— Begin —
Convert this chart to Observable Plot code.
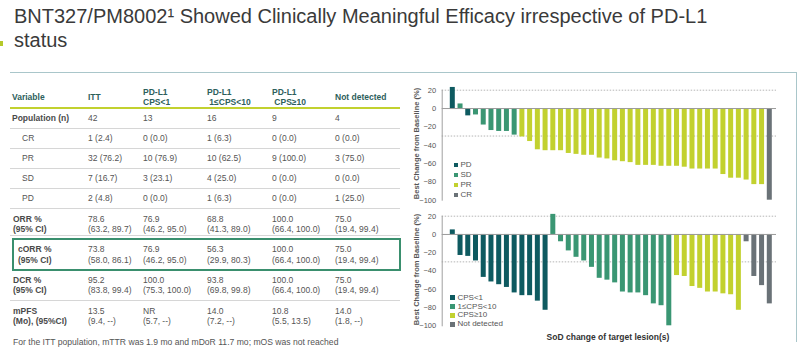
<!DOCTYPE html>
<html><head><meta charset="utf-8">
<script src="https://cdn.jsdelivr.net/npm/d3@7"></script>
<script src="https://cdn.jsdelivr.net/npm/@observablehq/plot@0.6"></script>
<style>
html,body{margin:0;padding:0;background:#fff;}
#slide{position:relative;width:800px;height:351px;overflow:hidden;font-family:"Liberation Sans",Arial,sans-serif;}
.t{position:absolute;white-space:pre;}
.abs{position:absolute;}
svg{position:absolute;overflow:visible;}
</style></head>
<body><div id="slide"></div>
<script>
// ---------- DATA ----------
const titleLines = ["BNT327/PM8002\u00B9 Showed Clinically Meaningful Efficacy irrespective of PD-L1", "status"];
const tableColumns = ["Variable", "ITT", "PD-L1|CPS<1", "PD-L1| 1\u2264CPS<10", "PD-L1| CPS\u226510", "Not detected"];
const populationRow = ["Population (n)", "42", "13", "16", "9", "4"];
const responseRows = [
  ["CR", "1 (2.4)", "0 (0.0)", "1 (6.3)", "0 (0.0)", "0 (0.0)"],
  ["PR", "32 (76.2)", "10 (76.9)", "10 (62.5)", "9 (100.0)", "3 (75.0)"],
  ["SD", "7 (16.7)", "3 (23.1)", "4 (25.0)", "0 (0.0)", "0 (0.0)"],
  ["PD", "2 (4.8)", "0 (0.0)", "1 (6.3)", "0 (0.0)", "1 (25.0)"]
];
const orrRow = ["ORR %|(95% CI)", "78.6|(63.2, 89.7)", "76.9|(46.2, 95.0)", "68.8|(41.3, 89.0)", "100.0|(66.4, 100.0)", "75.0|(19.4, 99.4)"];
const corrRow = ["cORR %|(95% CI)", "73.8|(58.0, 86.1)", "76.9|(46.2, 95.0)", "56.3|(29.9, 80.3)", "100.0|(66.4, 100.0)", "75.0|(19.4, 99.4)"];
const dcrRow = ["DCR %|(95% CI)", "95.2|(83.8, 99.4)", "100.0|(75.3, 100.0)", "93.8|(69.8, 99.8)", "100.0|(66.4, 100.0)", "75.0|(19.4, 99.4)"];
const mpfsRow = ["mPFS|(Mo), (95%CI)", "13.5|(9.4, --)", "NR|(5.7, --)", "14.0|(7.2, --)", "10.8|(5.5, 13.5)", "14.0|(1.8, --)"];
const footnote = "For the ITT population, mTTR was 1.9 mo and mDoR 11.7 mo; mOS was not reached";

const responseCats = ["PD", "SD", "PR", "CR"];
const topResponse = ["PD","SD","PD","SD","SD","SD","SD","SD","SD",
  "PR","PR","PR","PR","PR","PR","PR","PR","PR","PR","PR","PR","PR","PR","PR","PR",
  "PR","PR","PR","PR","PR","PR","PR","PR","PR","PR","PR","PR","PR","PR","PR","PR","CR"];
const topValues = [23, 5, -8, -7, -18, -24, -25, -25, -29,
  -31, -36, -45, -46, -46, -46, -49, -50, -51, -51, -54, -55, -57, -58, -59, -62,
  -62, -62, -63, -63, -63, -64, -66, -66, -66, -66, -72, -76, -76, -78, -83, -83, -100];

const groupCats = ["CPS<1", "1\u2264CPS<10", "CPS\u226510", "Not detected"];
const cpsLt1 = [5, -23, -24, -29, -47, -52, -55, -58, -64, -67, -67, -73, -83];
const cps1to10 = [22, -8, -18, -25, -29, -36, -48, -50, -53, -63, -64, -64, -67, -76, -78, -100];
const cpsGe10 = [-45, -46, -57, -59, -63, -63, -65, -66, -83];
const notDetected = [-8, -46, -56, -76];

const yTicks = [20, 0, -20, -40, -60, -80, -100];
const refLines = [20, -30];
const yLabel = "Best Change from Baseline (%)";
const xLabel = "SoD change of target lesion(s)";
const palette = ["#0e5a60", "#3a9673", "#c2d12f", "#6a7277"];

// ---------- LAYOUT HELPERS ----------
const slide = document.getElementById("slide");
function txt(s, x, yc, o = {}) {
  const d = document.createElement("div");
  d.className = "t";
  const fs = o.fs || 8.5, lh = o.lh || 10;
  d.style.left = x + "px";
  d.style.top = (yc - lh / 2) + "px";
  d.style.fontSize = fs + "px";
  d.style.lineHeight = lh + "px";
  d.style.color = o.color || "#555";
  if (o.bold) d.style.fontWeight = "bold";
  if (o.css) Object.assign(d.style, o.css);
  d.textContent = s;
  slide.appendChild(d);
  return d;
}
function box(x, y, w, h, css) {
  const d = document.createElement("div");
  d.className = "abs";
  Object.assign(d.style, {left: x + "px", top: y + "px", width: w + "px", height: h + "px"}, css);
  slide.appendChild(d);
  return d;
}

// ---------- TITLE ----------
txt(titleLines[0], 14, 16, {fs: 20, lh: 24, color: "#3a3a3a"});
txt(titleLines[1], 14, 40, {fs: 20, lh: 24, color: "#3a3a3a"});
box(0, 41, 3, 5, {background: "#b5c92a"});

// frame lines
box(10, 72, 787, 0, {borderTop: "1.5px solid #a9c6ca"});
box(795.5, 72, 0, 270, {borderLeft: "1.5px solid #a9c6ca"});

// ---------- TABLE ----------
const colX = [12, 88, 143, 207, 272, 335];
const headColor = "#2d605c";
tableColumns.forEach((c, i) => {
  const parts = c.split("|");
  if (parts.length === 1) txt(parts[0], colX[i], 97, {bold: true, color: headColor});
  else {
    txt(parts[0], colX[i], 91.5, {bold: true, color: headColor});
    txt(parts[1], colX[i], 102, {bold: true, color: headColor});
  }
});
box(10, 106.5, 390, 0, {borderTop: "2px solid #c2d12f"});

function sep(y) { box(10, y, 390, 0, {borderTop: "1.2px solid #d6d6d6"}); }
populationRow.forEach((v, i) => txt(v, colX[i], 118, {bold: i === 0, color: i === 0 ? "#4a4a4a" : "#555"}));
sep(127.5);
responseRows.forEach((row, r) => {
  const yc = 138 + r * 20;
  row.forEach((v, i) => txt(v, i === 0 ? 22 : colX[i], yc));
  sep(yc + 9.5);
});
function doubleRow(row, y1, y2, labelX) {
  row.forEach((v, i) => {
    const [a, b] = v.split("|");
    const o = i === 0 ? {bold: true, color: "#4a4a4a"} : {};
    txt(a, i === 0 ? labelX : colX[i], y1, o);
    txt(b, i === 0 ? labelX : colX[i], y2, o);
  });
}
doubleRow(orrRow, 218.5, 228.5, 13);
sep(235);
doubleRow(corrRow, 249, 259.5, 18);
box(12, 237.5, 385, 29, {border: "2px solid #3a8f6e"});
doubleRow(dcrRow, 280, 290, 13);
sep(300);
doubleRow(mpfsRow, 310.5, 321, 13);
txt(footnote, 13, 342, {fs: 8.6});

// ---------- CHARTS ----------
const tickStyle = {fontSize: "7.5px", fontFamily: "'Liberation Sans',Arial,sans-serif", color: "#555", background: "transparent"};
function waterfall(data, colorDomain, height, marginTop, marginBottom) {
  return Plot.plot({
    width: 405, height,
    marginLeft: 46.7, marginRight: 24, marginTop, marginBottom,
    style: tickStyle,
    x: {type: "band", domain: d3.range(data.length), range: [54.8, 376.8], paddingInner: 0.353, paddingOuter: 0, axis: null},
    y: {domain: [-100, 20], ticks: yTicks, tickSize: 0, tickPadding: 6, label: null},
    color: {domain: colorDomain, range: palette},
    marks: [
      Plot.ruleY(refLines, {stroke: "#b5b5b5", strokeDasharray: "1.5,1.5"}),
      Plot.barY(data, {x: "i", y1: () => 0, y2: "v", fill: "c"}),
      Plot.ruleY([0], {stroke: "#9a9a9a", strokeWidth: 1}),
      Plot.frame({anchor: "left", stroke: "#a0a0a0"})
    ]
  });
}
const topData = topValues.map((v, i) => ({i, v, c: topResponse[i]}));
const bottomData = [];
[cpsLt1, cps1to10, cpsGe10, notDetected].forEach((arr, g) => arr.forEach(v => bottomData.push({i: bottomData.length, v, c: groupCats[g]})));

const topChart = waterfall(topData, responseCats, 130, 11.7, 8.3);
topChart.style.left = "395px"; topChart.style.top = "78px";
slide.appendChild(topChart);
const botChart = waterfall(bottomData, groupCats, 125, 10.7, 4.7);
botChart.style.left = "395px"; botChart.style.top = "205px";
slide.appendChild(botChart);

// y labels (rotated)
function vlabel(s, xc, yc) {
  const d = txt(s, xc, yc, {fs: 7.5, lh: 9, bold: true, color: "#555"});
  d.style.transform = "translate(-50%,0) rotate(-90deg)";
  d.style.transformOrigin = "50% 50%";
}
vlabel(yLabel, 416, 143);
vlabel(yLabel, 415.5, 269);
txt(xLabel, 608, 337, {fs: 8.5, bold: true, color: "#333", css: {transform: "translateX(-50%)"}});

// legends
function legend(cats, x, y0, dy, sq) {
  cats.forEach((c, k) => {
    const yc = y0 + k * dy;
    box(x, yc - sq / 2, sq, sq, {background: palette[k]});
    txt(c, x + sq + 2.5, yc, {fs: 8, color: "#555"});
  });
}
legend(responseCats, 453.5, 165, 10, 4.5);
legend(groupCats, 450, 297.7, 8.8, 5);
</script>
</body></html>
— End —
Stated goal: Leave out any pictures, please, and quote only the lines from the top of the data through the line that contains "ITT population, mTTR".

Reply to the exercise:
Convert this chart to Observable Plot code.
<!DOCTYPE html>
<html><head><meta charset="utf-8">
<script src="https://cdn.jsdelivr.net/npm/d3@7"></script>
<script src="https://cdn.jsdelivr.net/npm/@observablehq/plot@0.6"></script>
<style>
html,body{margin:0;padding:0;background:#fff;}
#slide{position:relative;width:800px;height:351px;overflow:hidden;font-family:"Liberation Sans",Arial,sans-serif;}
.t{position:absolute;white-space:pre;}
.abs{position:absolute;}
svg{position:absolute;overflow:visible;}
</style></head>
<body><div id="slide"></div>
<script>
// ---------- DATA ----------
const titleLines = ["BNT327/PM8002\u00B9 Showed Clinically Meaningful Efficacy irrespective of PD-L1", "status"];
const tableColumns = ["Variable", "ITT", "PD-L1|CPS<1", "PD-L1| 1\u2264CPS<10", "PD-L1| CPS\u226510", "Not detected"];
const populationRow = ["Population (n)", "42", "13", "16", "9", "4"];
const responseRows = [
  ["CR", "1 (2.4)", "0 (0.0)", "1 (6.3)", "0 (0.0)", "0 (0.0)"],
  ["PR", "32 (76.2)", "10 (76.9)", "10 (62.5)", "9 (100.0)", "3 (75.0)"],
  ["SD", "7 (16.7)", "3 (23.1)", "4 (25.0)", "0 (0.0)", "0 (0.0)"],
  ["PD", "2 (4.8)", "0 (0.0)", "1 (6.3)", "0 (0.0)", "1 (25.0)"]
];
const orrRow = ["ORR %|(95% CI)", "78.6|(63.2, 89.7)", "76.9|(46.2, 95.0)", "68.8|(41.3, 89.0)", "100.0|(66.4, 100.0)", "75.0|(19.4, 99.4)"];
const corrRow = ["cORR %|(95% CI)", "73.8|(58.0, 86.1)", "76.9|(46.2, 95.0)", "56.3|(29.9, 80.3)", "100.0|(66.4, 100.0)", "75.0|(19.4, 99.4)"];
const dcrRow = ["DCR %|(95% CI)", "95.2|(83.8, 99.4)", "100.0|(75.3, 100.0)", "93.8|(69.8, 99.8)", "100.0|(66.4, 100.0)", "75.0|(19.4, 99.4)"];
const mpfsRow = ["mPFS|(Mo), (95%CI)", "13.5|(9.4, --)", "NR|(5.7, --)", "14.0|(7.2, --)", "10.8|(5.5, 13.5)", "14.0|(1.8, --)"];
const footnote = "For the ITT population, mTTR was 1.9 mo and mDoR 11.7 mo; mOS was not reached";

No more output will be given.